[TASK INSTRUCTIONS]: Transcribe the data in full and exactly, omitting any pictures.

[INFORMATION PROVIDED]:
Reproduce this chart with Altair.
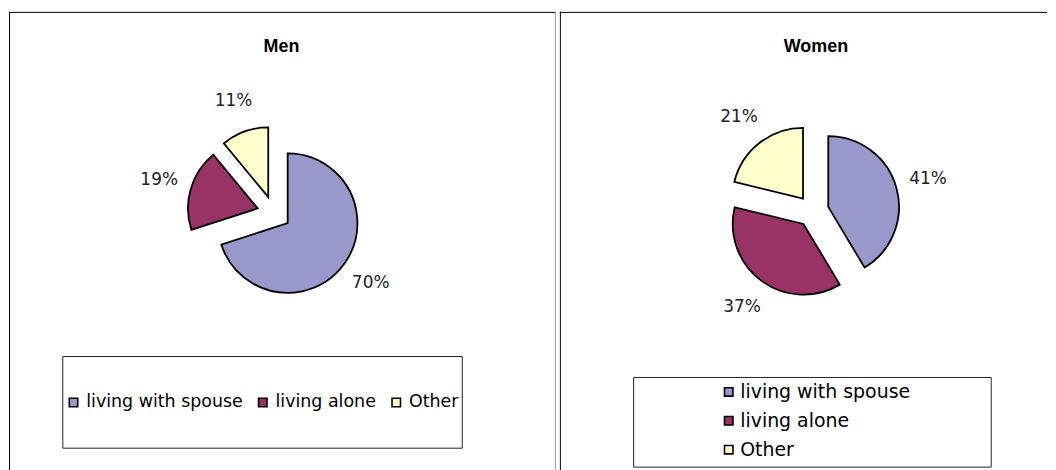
import altair as alt
import pandas as pd

categories = ["living with spouse", "living alone", "Other"]
men_values = [70, 19, 11]
women_values = [41, 37, 21]
colors = ["#9898CA", "#993366", "#FFFFCC"]
titles = ["Men", "Women"]


def panel(title, values, w, h, cx, cy, r, d, rl, title_x, box, legend_kw, right_border):
    df = pd.DataFrame({"category": categories, "value": values, "order": list(range(len(categories)))})
    one = pd.DataFrame({"title": [title]})

    base = (
        alt.Chart(df)
        .transform_joinaggregate(total="sum(value)")
        .transform_window(cum="sum(value)", sort=[alt.SortField("order")], frame=[None, 0])
        .transform_calculate(
            t0="2*PI*(datum.cum - datum.value)/datum.total",
            t1="2*PI*datum.cum/datum.total",
        )
        .transform_calculate(mid="(datum.t0 + datum.t1)/2")
        .transform_calculate(
            px=f"{cx} + {d}*sin(datum.mid)",
            py=f"{cy} - {d}*cos(datum.mid)",
            lx=f"{cx} + {rl}*sin(datum.mid)",
            ly=f"{cy} - {rl}*cos(datum.mid)",
            label="datum.value + '%'",
        )
    )

    arcs = base.mark_arc(radius=r, stroke="black", strokeWidth=1.8).encode(
        x=alt.X("px:Q", scale=None),
        y=alt.Y("py:Q", scale=None),
        theta=alt.Theta("t0:Q", scale=None, stack=None),
        theta2="t1:Q",
        color=alt.Color(
            "category:N",
            scale=alt.Scale(domain=categories, range=colors),
            legend=alt.Legend(
                orient="none",
                title=None,
                symbolType="square",
                symbolSize=72,
                symbolStrokeColor="black",
                symbolStrokeWidth=1.6,
                symbolOpacity=1,
                labelFont="DejaVu Sans",
                labelColor="black",
                labelLimit=500,
                padding=0,
                **legend_kw,
            ),
        ),
    )

    labels = base.mark_text(font="DejaVu Sans", fontSize=17, color="#222222").encode(
        x=alt.X("lx:Q", scale=None),
        y=alt.Y("ly:Q", scale=None),
        text="label:N",
    )

    ttl = alt.Chart(one).mark_text(
        font="Liberation Sans", fontSize=18, fontWeight="bold", color="black"
    ).encode(x=alt.value(title_x), y=alt.value(35), text="title:N")

    legend_box = alt.Chart(one).mark_rect(
        fill="white", stroke="#222222", strokeWidth=1
    ).encode(
        x=alt.value(box[0]), x2=alt.value(box[2]), y=alt.value(box[1]), y2=alt.value(box[3])
    )

    left_rule = alt.Chart(one).mark_rule(color="black", strokeWidth=1).encode(
        x=alt.value(0.5), y=alt.value(0), y2=alt.value(h)
    )
    top_rule = alt.Chart(one).mark_rule(color="black", strokeWidth=1).encode(
        x=alt.value(0), x2=alt.value(w), y=alt.value(0.5)
    )
    layers = [left_rule, top_rule]
    if right_border:
        layers.append(
            alt.Chart(one).mark_rule(color="#999999", strokeWidth=1).encode(
                x=alt.value(w - 0.5), y=alt.value(0), y2=alt.value(h)
            )
        )
    layers += [legend_box, arcs, labels, ttl]
    return alt.layer(*layers).properties(width=w, height=h)


men = panel(
    titles[0], men_values, 549, 460, 266, 202, 70, 17, 120, 273.5,
    (54, 346, 455, 438),
    dict(legendX=56, legendY=383, direction="horizontal", labelFontSize=17.5,
         labelOffset=4, columnPadding=11),
    True,
)
women = panel(
    titles[1], women_values, 489, 460, 254, 200, 71, 16, 120, 257,
    (74, 367, 433, 457),
    dict(legendX=160, legendY=372, direction="vertical", labelFontSize=19,
         labelOffset=2, rowPadding=9),
    False,
)

chart = (
    alt.hconcat(men, women, spacing=2)
    .resolve_scale(color="independent")
    .resolve_legend(color="independent")
    .properties(padding={"left": 0, "top": 2, "right": 0, "bottom": 0})
    .configure_view(stroke=None)
)

chart.save("out.html", embed_options={"renderer": "svg", "actions": False})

[RESULT BELOW]:
Reproduce this chart with Altair.
import altair as alt
import pandas as pd

categories = ["living with spouse", "living alone", "Other"]
men_values = [70, 19, 11]
women_values = [41, 37, 21]
colors = ["#9898CA", "#993366", "#FFFFCC"]
titles = ["Men", "Women"]


def panel(title, values, w, h, cx, cy, r, d, rl, title_x, box, legend_kw, right_border):
    df = pd.DataFrame({"category": categories, "value": values, "order": list(range(len(categories)))})
    one = pd.DataFrame({"title": [title]})

    base = (
        alt.Chart(df)
        .transform_joinaggregate(total="sum(value)")
        .transform_window(cum="sum(value)", sort=[alt.SortField("order")], frame=[None, 0])
        .transform_calculate(
            t0="2*PI*(datum.cum - datum.value)/datum.total",
            t1="2*PI*datum.cum/datum.total",
        )
        .transform_calculate(mid="(datum.t0 + datum.t1)/2")
        .transform_calculate(
            px=f"{cx} + {d}*sin(datum.mid)",
            py=f"{cy} - {d}*cos(datum.mid)",
            lx=f"{cx} + {rl}*sin(datum.mid)",
            ly=f"{cy} - {rl}*cos(datum.mid)",
            label="datum.value + '%'",
        )
    )

    arcs = base.mark_arc(radius=r, stroke="black", strokeWidth=1.8).encode(
        x=alt.X("px:Q", scale=None),
        y=alt.Y("py:Q", scale=None),
        theta=alt.Theta("t0:Q", scale=None, stack=None),
        theta2="t1:Q",
        color=alt.Color(
            "category:N",
            scale=alt.Scale(domain=categories, range=colors),
            legend=alt.Legend(
                orient="none",
                title=None,
                symbolType="square",
                symbolSize=72,
                symbolStrokeColor="black",
                symbolStrokeWidth=1.6,
                symbolOpacity=1,
                labelFont="DejaVu Sans",
                labelColor="black",
                labelLimit=500,
                padding=0,
                **legend_kw,
            ),
        ),
    )

    labels = base.mark_text(font="DejaVu Sans", fontSize=17, color="#222222").encode(
        x=alt.X("lx:Q", scale=None),
        y=alt.Y("ly:Q", scale=None),
        text="label:N",
    )

    ttl = alt.Chart(one).mark_text(
        font="Liberation Sans", fontSize=18, fontWeight="bold", color="black"
    ).encode(x=alt.value(title_x), y=alt.value(35), text="title:N")

    legend_box = alt.Chart(one).mark_rect(
        fill="white", stroke="#222222", strokeWidth=1
    ).encode(
        x=alt.value(box[0]), x2=alt.value(box[2]), y=alt.value(box[1]), y2=alt.value(box[3])
    )

    left_rule = alt.Chart(one).mark_rule(color="black", strokeWidth=1).encode(
        x=alt.value(0.5), y=alt.value(0), y2=alt.value(h)
    )
    top_rule = alt.Chart(one).mark_rule(color="black", strokeWidth=1).encode(
        x=alt.value(0), x2=alt.value(w), y=alt.value(0.5)
    )
    layers = [left_rule, top_rule]
    if right_border:
        layers.append(
            alt.Chart(one).mark_rule(color="#999999", strokeWidth=1).encode(
                x=alt.value(w - 0.5), y=alt.value(0), y2=alt.value(h)
            )
        )
    layers += [legend_box, arcs, labels, ttl]
    return alt.layer(*layers).properties(width=w, height=h)


men = panel(
    titles[0], men_values, 549, 460, 266, 202, 70, 17, 120, 273.5,
    (54, 346, 455, 438),
    dict(legendX=56, legendY=383, direction="horizontal", labelFontSize=17.5,
         labelOffset=4, columnPadding=11),
    True,
)
women = panel(
    titles[1], women_values, 489, 460, 254, 200, 71, 16, 120, 257,
    (74, 367, 433, 457),
    dict(legendX=160, legendY=372, direction="vertical", labelFontSize=19,
         labelOffset=2, rowPadding=9),
    False,
)

chart = (
    alt.hconcat(men, women, spacing=2)
    .resolve_scale(color="independent")
    .resolve_legend(color="independent")
    .properties(padding={"left": 0, "top": 2, "right": 0, "bottom": 0})
    .configure_view(stroke=None)
)

chart.save("out.html", embed_options={"renderer": "svg", "actions": False})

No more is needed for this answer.